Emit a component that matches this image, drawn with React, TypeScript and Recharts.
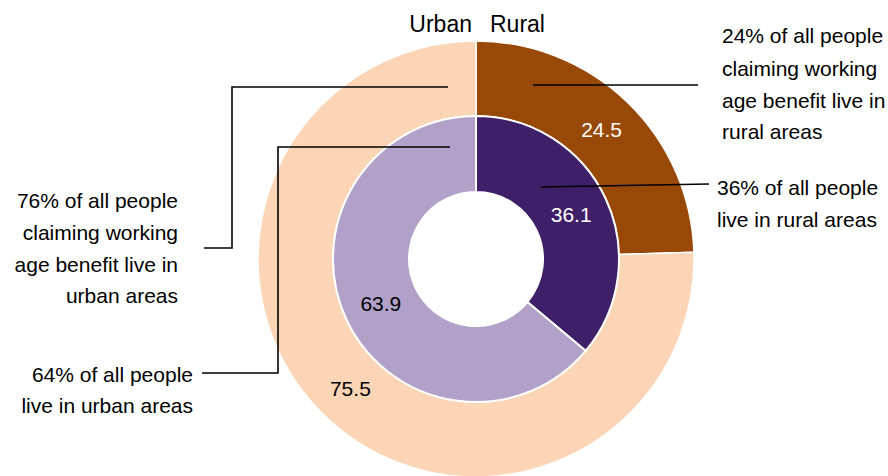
import React from "react";
import { PieChart, Pie, Cell } from "recharts";

const categories = ["Rural", "Urban"];
const benefitShare = [24.5, 75.5];
const peopleShare = [36.1, 63.9];

const outerColors = ["#984807", "#fbd5b5"];
const innerColors = ["#3f2068", "#b1a1c8"];
const labelColors = ["#ffffff", "#000000"];

const W = 888;
const H = 476;
const CX = 476;
const CY = 259;
const FONT = "'Liberation Sans', Arial, sans-serif";

const outerData = categories.map((name, i) => ({ name, value: benefitShare[i] }));
const innerData = categories.map((name, i) => ({ name, value: peopleShare[i] }));

const RAD = Math.PI / 180;

function valueLabel(props: any) {
  const { cx, cy, midAngle, innerRadius, outerRadius, value, index } = props;
  const r = (innerRadius + outerRadius) / 2;
  const x = cx + r * Math.cos(-midAngle * RAD);
  const y = cy + r * Math.sin(-midAngle * RAD);
  return (
    <text
      x={x}
      y={y}
      fill={labelColors[index]}
      textAnchor="middle"
      dominantBaseline="central"
      fontSize={21}
      fontFamily={FONT}
    >
      {value.toFixed(1)}
    </text>
  );
}

function Lines({ x, y, lines, anchor }: { x: number; y: number[]; lines: string[]; anchor: "start" | "end" }) {
  return (
    <>
      {lines.map((t, i) => (
        <text key={i} x={x} y={y[i]} textAnchor={anchor} fontSize={21} fontFamily={FONT} fill="#000">
          {t}
        </text>
      ))}
    </>
  );
}

export default function App() {
  return (
    <div style={{ position: "absolute", left: 0, top: 0, width: W, height: H, background: "#fff" }}>
      <PieChart width={W} height={H} margin={{ top: 0, right: 0, bottom: 0, left: 0 }}>
        <Pie
          data={outerData}
          dataKey="value"
          cx={CX}
          cy={CY}
          innerRadius={143}
          outerRadius={218}
          startAngle={90}
          endAngle={-270}
          stroke="#ffffff"
          strokeWidth={1.5}
          label={valueLabel}
          labelLine={false}
          isAnimationActive={false}
        >
          {outerData.map((d, i) => (
            <Cell key={d.name} fill={outerColors[i]} />
          ))}
        </Pie>
        <Pie
          data={innerData}
          dataKey="value"
          cx={CX}
          cy={CY}
          innerRadius={67}
          outerRadius={143}
          startAngle={90}
          endAngle={-270}
          stroke="#ffffff"
          strokeWidth={2}
          label={valueLabel}
          labelLine={false}
          isAnimationActive={false}
        >
          {innerData.map((d, i) => (
            <Cell key={d.name} fill={innerColors[i]} />
          ))}
        </Pie>
      </PieChart>
      <svg
        width={W}
        height={H}
        style={{ position: "absolute", left: 0, top: 0, pointerEvents: "none" }}
      >
        <text x={CX - 4} y={32} textAnchor="end" fontSize={23} fontFamily={FONT}>
          Urban
        </text>
        <text x={CX + 14} y={32} textAnchor="start" fontSize={23} fontFamily={FONT}>
          Rural
        </text>

        <g stroke="#000" strokeWidth={1.6} fill="none">
          <polyline points={`${CX - 28},87 232,87 232,248 204,248`} />
          <polyline points={`${CX - 26},147 278,147 278,373 202,373`} />
          <line x1={CX + 57} y1={85} x2={698} y2={85} />
          <line x1={CX + 65} y1={187} x2={709} y2={184} />
        </g>

        <Lines
          x={178}
          y={[208, 240, 272, 303]}
          anchor="end"
          lines={["76% of all people", "claiming working", "age benefit live in", "urban areas"]}
        />
        <Lines x={193} y={[382, 413]} anchor="end" lines={["64% of all people", "live in urban areas"]} />
        <Lines
          x={722}
          y={[43, 76, 108, 139]}
          anchor="start"
          lines={["24% of all people", "claiming working", "age benefit live in", "rural areas"]}
        />
        <Lines x={717} y={[195, 227]} anchor="start" lines={["36% of all people", "live in rural areas"]} />
      </svg>
    </div>
  );
}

+++

▶ _GIVEN TASK_
Go from the first line of the data above to the line containing "const RAD = Math.PI / 180;" and retype exactly those lines, both included, but none of the pictures.

▶ _RESULT OF THE EXERCISE_
Emit a component that matches this image, drawn with React, TypeScript and Recharts.
import React from "react";
import { PieChart, Pie, Cell } from "recharts";

const categories = ["Rural", "Urban"];
const benefitShare = [24.5, 75.5];
const peopleShare = [36.1, 63.9];

const outerColors = ["#984807", "#fbd5b5"];
const innerColors = ["#3f2068", "#b1a1c8"];
const labelColors = ["#ffffff", "#000000"];

const W = 888;
const H = 476;
const CX = 476;
const CY = 259;
const FONT = "'Liberation Sans', Arial, sans-serif";

const outerData = categories.map((name, i) => ({ name, value: benefitShare[i] }));
const innerData = categories.map((name, i) => ({ name, value: peopleShare[i] }));

const RAD = Math.PI / 180;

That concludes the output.